2. Establish clear exit mechanisms for investment targets:
(1) Notification and Evaluation: For listed and OTC investment targets where unrealized profits reach three times the original investment cost or unrealized losses reach 30% of the original investment cost, the investment department shall issue a notification or warning and propose a holding or disposal evaluation plan. If the evaluation results in disposal, it shall be executed according to the approval authority (transactions within NT$300 million (inclusive) with projected profits will be approved by the Chairman; transactions exceeding NT$300 million with projected profits require approval from the Investment Review Committee, Audit Committee, and Board of Directors). If the decision is to continue holding, it must be reported to the Investment Review Committee for agreement.
(2) Mandatory Exit: If the unrealized profits reach five times the original investment cost or unrealized losses reach 50% of the original investment cost, mandatory exit conditions apply.

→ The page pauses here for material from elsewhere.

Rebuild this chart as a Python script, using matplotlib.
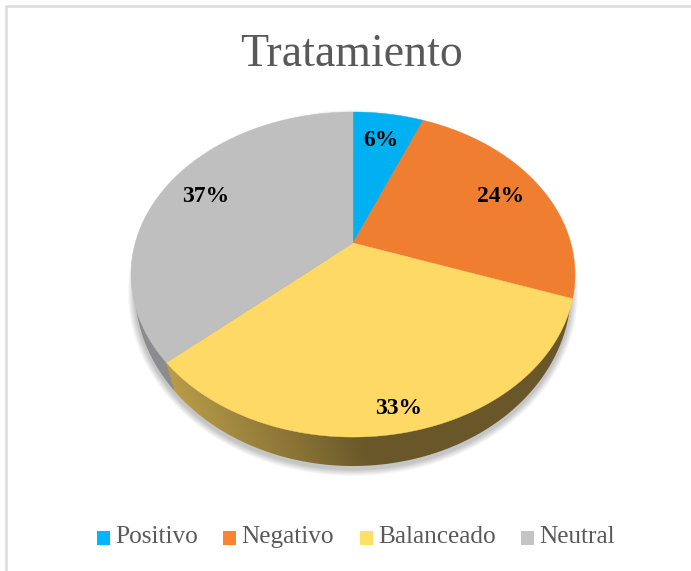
import numpy as np
import matplotlib
matplotlib.use('Agg')
import matplotlib.pyplot as plt
from matplotlib.patches import Polygon, Rectangle

categorias = ['Positivo', 'Negativo', 'Balanceado', 'Neutral']
valores = [6.2, 24.2, 33.0, 36.6]
colores = ['#00B0F0', '#F07E30', '#FFD966', '#BFBFBF']
leg_colores = ['#00B7FF', '#F98533', '#FFE066', '#C4C4C4']
etiquetas = ['6%', '24%', '33%', '37%']

plt.rcParams['font.family'] = ['Liberation Serif', 'DejaVu Serif']

fig = plt.figure(figsize=(6.91, 5.71), dpi=100)
ax = fig.add_axes([0, 0, 1, 1])
ax.set_xlim(0, 691)
ax.set_ylim(571, 0)
ax.axis('off')

# proyeccion del circulo de la tarta (perspectiva)
cx, cy = 353, 243
k = 0.194
A = 156.4
B = 217.8


def proyecta(ang, r=1.0):
    # ang en fraccion de vuelta desde arriba, en sentido horario
    x = r * np.sin(2 * np.pi * ang)
    y = r * np.cos(2 * np.pi * ang)
    d = 1 + k * y
    return cx + B * x / d, cy - A * y / d


fracs = np.array(valores) / sum(valores)
limites = np.concatenate([[0], np.cumsum(fracs)])

# marco
ax.plot([6, 6, 691], [571, 6, 6], color='#DCDCDC', lw=1.8)

# base de la tarta, algo menor que la cara superior
t = np.linspace(0, 2 * np.pi, 400)
bx, by, brx, bry = 353, 290, 218, 176
base = np.column_stack([bx + brx * np.cos(t), by + bry * np.sin(t)])

# sombra difusa
for g in range(10, 0, -1):
    sombra = np.column_stack([bx + (brx + g * 0.7) * np.cos(t),
                              by + 3 + (bry + g * 0.7) * np.sin(t)])
    ax.add_patch(Polygon(sombra, closed=True, fc='black', ec='none', alpha=0.022))

# lateral con degradado
xs = np.arange(120, 590)
ys = np.arange(260, 480)
gx, gy = np.meshgrid(xs, ys)
claro = np.array([0xB8, 0x9C, 0x48]) / 255
oscuro = np.array([0x69, 0x57, 0x2A]) / 255
gris = np.array([0x8C, 0x8C, 0x90]) / 255
sx, sy = proyecta(limites[3])
corte = sx + (gy - sy) * 0.3
w = np.clip((gx - corte) / 175, 0, 1)[..., None]
img = claro * (1 - w) + oscuro * w
img[gx < corte] = gris
im = ax.imshow(img, extent=(119.5, 589.5, 479.5, 259.5), aspect='auto', zorder=2)
ax.set_xlim(0, 691)
ax.set_ylim(571, 0)
clip = Polygon(base, closed=True, transform=ax.transData)
im.set_clip_path(clip)

# cara superior
for i, c in enumerate(colores):
    a = np.linspace(limites[i], limites[i + 1], 200)
    px, py = proyecta(a)
    vx = np.concatenate([[cx], px])
    vy = np.concatenate([[cy], py])
    ax.fill(vx, vy, color=c, lw=0.3, zorder=3)

# porcentajes
radios = [0.77, 0.79, 0.89, 0.79]
for i, e in enumerate(etiquetas):
    medio = (limites[i] + limites[i + 1]) / 2
    lx, ly = proyecta(medio, radios[i])
    ax.text(lx, ly + 1, e, fontsize=17, fontweight='bold', color='black',
            ha='center', va='center', zorder=4)

ax.text(352, 55, 'Tratamiento', fontsize=33, color='#595959',
        ha='center', va='center')

# leyenda
cuad_x = [97, 223, 360, 521]
for i, nombre in enumerate(categorias):
    ax.add_patch(Rectangle((cuad_x[i], 531), 13, 14, fc=leg_colores[i], ec='none'))
    ax.text(cuad_x[i] + 18, 537, nombre, fontsize=18.2, color='#595959',
            ha='left', va='center')

fig.savefig('out.png', dpi=100)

The investment department shall issue a notification or warning and propose a disposal plan to be executed according to the approval authority (same as above). If the resolution is not to dispose, the exceptional management plan must be submitted to the Investment Review Committee, Audit Committee, and Board of Directors for resolution and reported to the Board of Directors regularly on the execution status.
(VII) Post-listing information disclosure will be as follows:
1. Daily announcement of the fair value of investment targets that are listed/OTC/emerging stocks on the company's official website.

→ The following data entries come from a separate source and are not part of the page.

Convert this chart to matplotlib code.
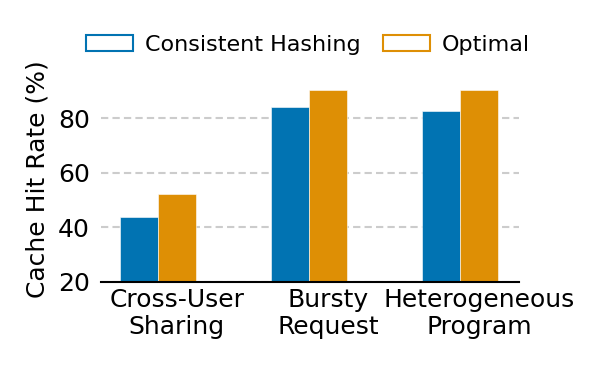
import numpy as np
from matplotlib import pyplot as plt
from matplotlib.patches import Patch

categories = ['Cross-User\nSharing', 'Bursty\nRequest', 'Heterogeneous\nProgram']
consistent = [43.6, 84.1, 82.5]
optimal = [52.2, 90.5, 90.5]
colors = ['#0173b2', '#de8f05']

fig = plt.figure(figsize=(5.98, 3.7), dpi=100)
ax = fig.add_axes([101 / 598, 1 - 281.5 / 370, 418 / 598, 204 / 370])

x = np.arange(len(categories))
w = 0.25
ax.bar(x - w / 2, consistent, w, color=colors[0], edgecolor='white', linewidth=0.4, zorder=3)
ax.bar(x + w / 2, optimal, w, color=colors[1], edgecolor='white', linewidth=0.4, zorder=3)

ax.set_xlim(-0.377, 2.39)
ax.set_ylim(20, 95)
ax.set_yticks([20, 40, 60, 80])
ax.set_xticks(x + w / 2)
ax.set_xticklabels(categories, fontsize=18, linespacing=1.12)
ax.tick_params(axis='y', labelsize=18, length=0, pad=8)
ax.tick_params(axis='x', length=0, pad=5)
ax.set_ylabel('Cache Hit Rate (%)', fontsize=18, labelpad=6)

ax.yaxis.grid(True, linestyle=(0, (3.5, 2)), color='#cccccc', linewidth=1.5, zorder=0)
for s in ['top', 'right', 'left']:
    ax.spines[s].set_visible(False)
ax.spines['bottom'].set_linewidth(1.5)
ax.spines['bottom'].set_zorder(4)

handles = [Patch(facecolor='white', edgecolor=colors[0], linewidth=1.5, label='Consistent Hashing'),
           Patch(facecolor='white', edgecolor=colors[1], linewidth=1.5, label='Optimal')]
fig.legend(handles=handles, loc='center', bbox_to_anchor=(308 / 598, 1 - 45 / 370), ncol=2,
           frameon=False, fontsize=16, handlelength=2.1, handletextpad=0.55, columnspacing=1.0)

fig.savefig('out.png', dpi=100)
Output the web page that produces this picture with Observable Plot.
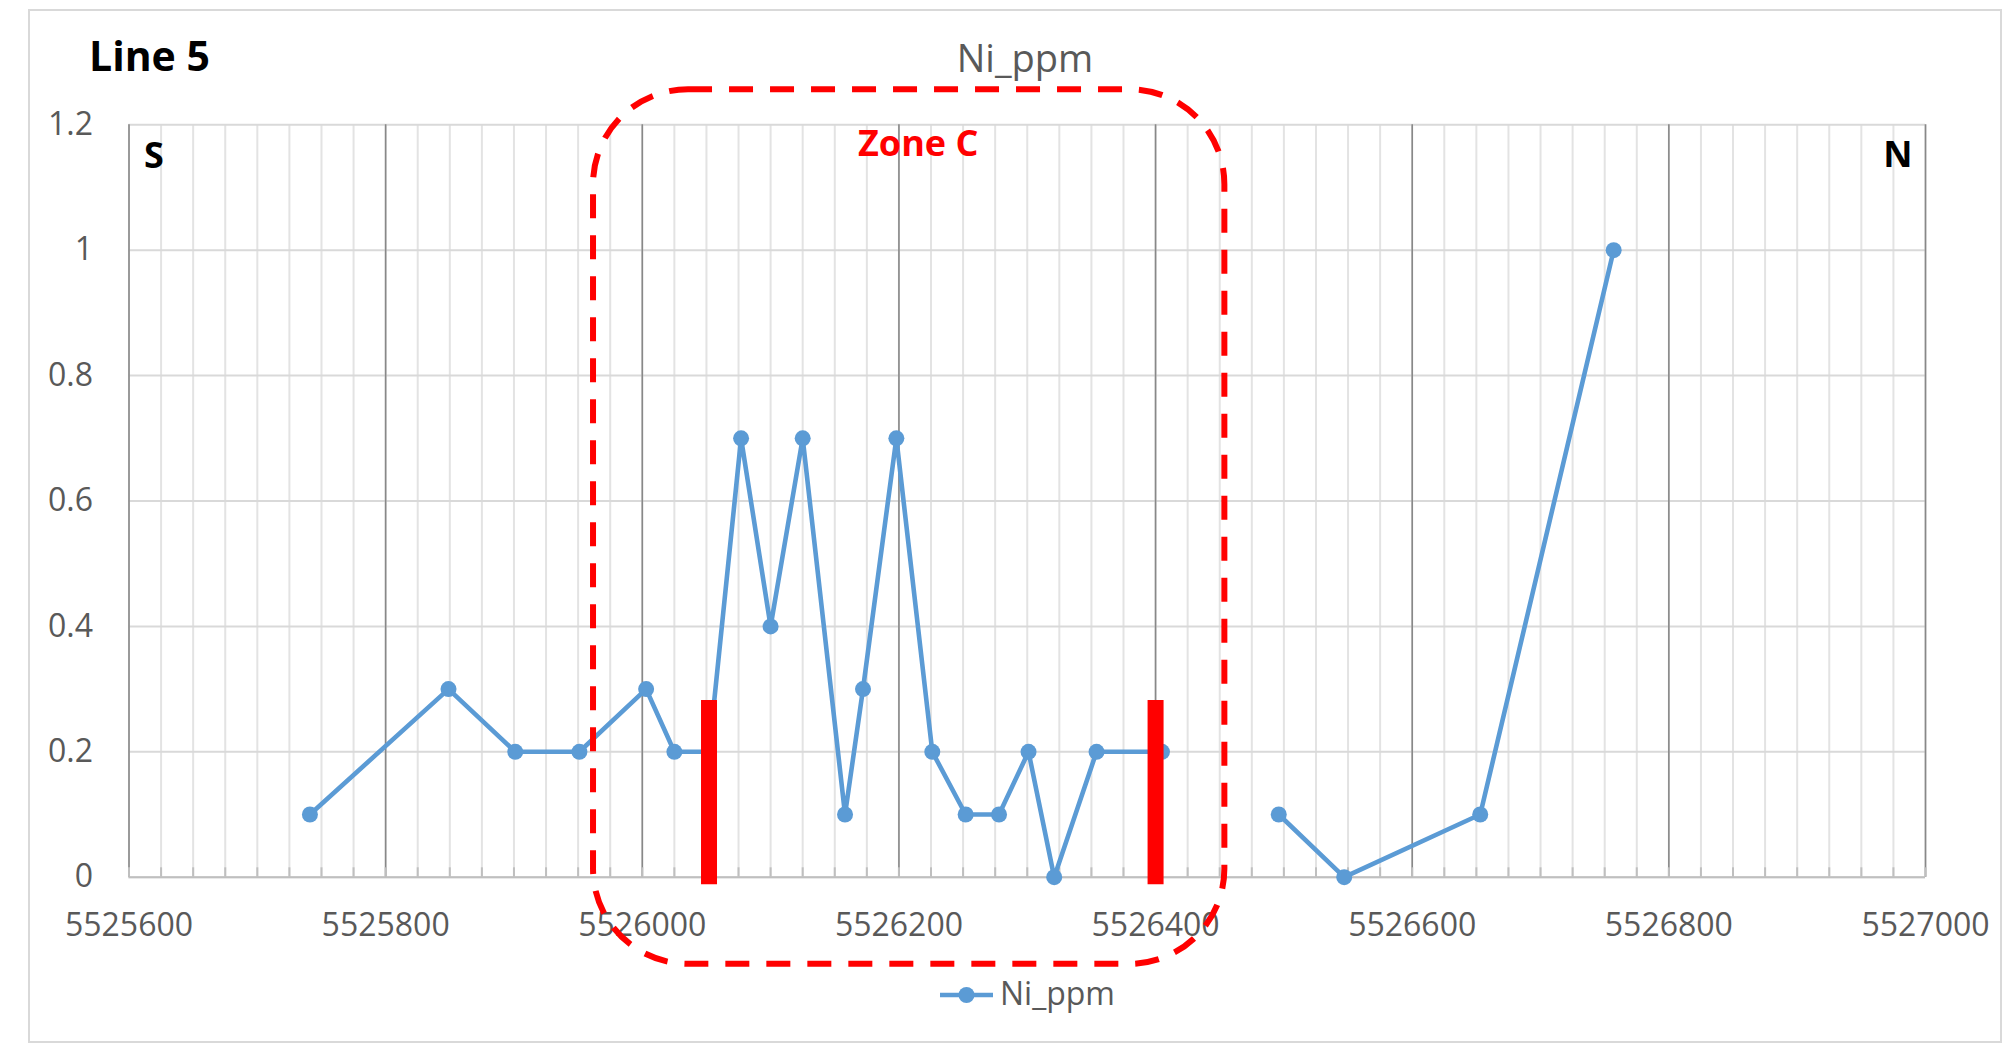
<!DOCTYPE html>
<html>
<head>
<meta charset="utf-8">
<script src="https://cdn.jsdelivr.net/npm/d3@7"></script>
<script src="https://cdn.jsdelivr.net/npm/@observablehq/plot@0.6"></script>
<style>
  html, body { margin: 0; padding: 0; background: #fff; overflow: hidden; }
  #wrap { position: relative; width: 2003px; height: 1051px; font-family: "Open Sans", sans-serif; }
  #wrap svg { position: absolute; left: 0; top: 0; }
</style>
</head>
<body>
<div id="wrap">
  <svg id="overlay" width="2003" height="1051" style="pointer-events:none">
    <rect x="29" y="10" width="1972" height="1032" fill="none" stroke="#d9d9d9" stroke-width="2"></rect>
  </svg>
</div>
<script>
// ---- data ----
const eastings = [5525741, 5525849, 5525901, 5525951, 5526003, 5526025, 5526052,
                  5526077, 5526100, 5526125, 5526158, 5526172, 5526198,
                  5526226, 5526252, 5526278, 5526301, 5526321, 5526354, 5526405,
                  5526496, 5526547, 5526653, 5526757];
const niPpm    = [0.1, 0.3, 0.2, 0.2, 0.3, 0.2, 0.2,
                  0.7, 0.4, 0.7, 0.1, 0.3, 0.7,
                  0.2, 0.1, 0.1, 0.2, 0, 0.2, 0.2,
                  0.1, 0, 0.1, 1.0];
const segment  = [1, 1, 1, 1, 1, 1, 1,
                  1, 1, 1, 1, 1, 1,
                  1, 1, 1, 1, 1, 1, 1,
                  2, 2, 2, 2];
const xTicks = [5525600, 5525800, 5526000, 5526200, 5526400, 5526600, 5526800, 5527000];
const yTicks = [0, 0.2, 0.4, 0.6, 0.8, 1, 1.2];
const minorStep = 25;
const zoneBounds = [5526052, 5526400];
const zoneBarRange = [-0.012, 0.282];
const zoneBox = {x1: 5525962, x2: 5526454, y1: -0.139, y2: 1.256};
const zoneLabel = {x: 5526215, y: 1.168, text: "Zone C"};
const seriesName = "Ni_ppm";

const rows = eastings.map((e, i) => ({easting: e, ni: niPpm[i], seg: segment[i]}));
const minorTicks = d3.range(xTicks[0], xTicks[xTicks.length - 1] + 1, minorStep);

const blue = "#5B9BD5";
const gray = "#595959";

const chart = Plot.plot({
  width: 2003,
  height: 1051,
  marginLeft: 128.5,
  marginRight: 78,
  marginTop: 124.3,
  marginBottom: 174.3,
  style: {fontFamily: "'Open Sans', sans-serif", background: "transparent", color: gray, overflow: "visible"},
  x: {domain: [xTicks[0], xTicks[xTicks.length - 1]]},
  y: {domain: [yTicks[0], yTicks[yTicks.length - 1]]},
  marks: [
    Plot.ruleX(minorTicks, {stroke: "#e3e3e3", strokeWidth: 2}),
    Plot.ruleY(yTicks, {stroke: "#d9d9d9", strokeWidth: 2}),
    Plot.ruleX(xTicks, {stroke: "#888888", strokeWidth: 1.6}),
    Plot.ruleY([0], {stroke: "#bfbfbf", strokeWidth: 2}),
    Plot.ruleX(minorTicks, {y1: 0, y2: 0.015, stroke: "#bfbfbf", strokeWidth: 2}),
    Plot.axisX({ticks: xTicks, tickSize: 0, tickPadding: 36, tickFormat: d => String(d), fontSize: 32, fill: gray, label: null}),
    Plot.axisY({ticks: yTicks, tickSize: 0, tickPadding: 36, tickFormat: d => String(d), fontSize: 32, fill: gray, label: null}),
    Plot.line(rows, {x: "easting", y: "ni", z: "seg", stroke: blue, strokeWidth: 4.6, strokeLinejoin: "round"}),
    Plot.dot(rows, {x: "easting", y: "ni", r: 8, fill: blue, stroke: "none"}),
    Plot.ruleX(zoneBounds, {y1: zoneBarRange[0], y2: zoneBarRange[1], stroke: "#ff0000", strokeWidth: 16}),
    Plot.rect([zoneBox], {x1: "x1", x2: "x2", y1: "y1", y2: "y2", rx: 95, ry: 95, fill: "none", stroke: "#ff0000", strokeWidth: 6, strokeDasharray: "24,17"}),
    Plot.text([zoneLabel], {x: "x", y: "y", text: "text", fill: "#ff0000", fontWeight: "bold", fontSize: 36}),
    Plot.text(["S"], {frameAnchor: "top-left", dx: 25, dy: 32, text: d => d, fill: "#000", fontWeight: "bold", fontSize: 36, textAnchor: "middle", lineAnchor: "middle"}),
    Plot.text(["N"], {frameAnchor: "top-right", dx: -27.5, dy: 31, text: d => d, fill: "#000", fontWeight: "bold", fontSize: 36, textAnchor: "middle", lineAnchor: "middle"})
  ]
});

const wrap = document.getElementById("wrap");
wrap.insertBefore(chart, document.getElementById("overlay"));

// titles & legend (text, drawn in an overlay svg)
const ov = d3.select("#overlay");
ov.append("text").attr("x", 89).attr("y", 71).attr("font-family", "'Open Sans', sans-serif")
  .attr("font-size", 41).attr("font-weight", "bold").attr("fill", "#000").text("Line 5");
ov.append("text").attr("x", 1025).attr("y", 72).attr("text-anchor", "middle")
  .attr("font-family", "'Open Sans', sans-serif").attr("font-size", 38).attr("fill", gray).text(seriesName);
ov.append("line").attr("x1", 940).attr("x2", 993).attr("y1", 995).attr("y2", 995)
  .attr("stroke", blue).attr("stroke-width", 4.6);
ov.append("circle").attr("cx", 966.5).attr("cy", 995).attr("r", 8).attr("fill", blue);
ov.append("text").attr("x", 1000).attr("y", 1005).attr("font-family", "'Open Sans', sans-serif")
  .attr("font-size", 32).attr("fill", gray).text(seriesName);
</script>
</body>
</html>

2. Monthly announcement on the company's official website and via major news releases regarding changes in the number of shares and fair value of 'all investment targets,' the company's net asset value per share, and cash and cash equivalents.
3. Quarterly investor relations conferences to explain the company's financial and business status and revenue recognition characteristics.
4. If the company's operating revenue shows negative figures for three consecutive months, a major announcement should be issued to warn investors.
6. Countermeasures:
(I) All relevant information has been appropriately disclosed in the prospectus 'Prospectus for Initial Public Offering of New Shares Through Public Offering and Listing' printed in September 112. Please refer to the Market Observation Post System for details.
(II) Completed the disposal of all shares held in Aimed Bio Co., Ltd. on October 25, 113.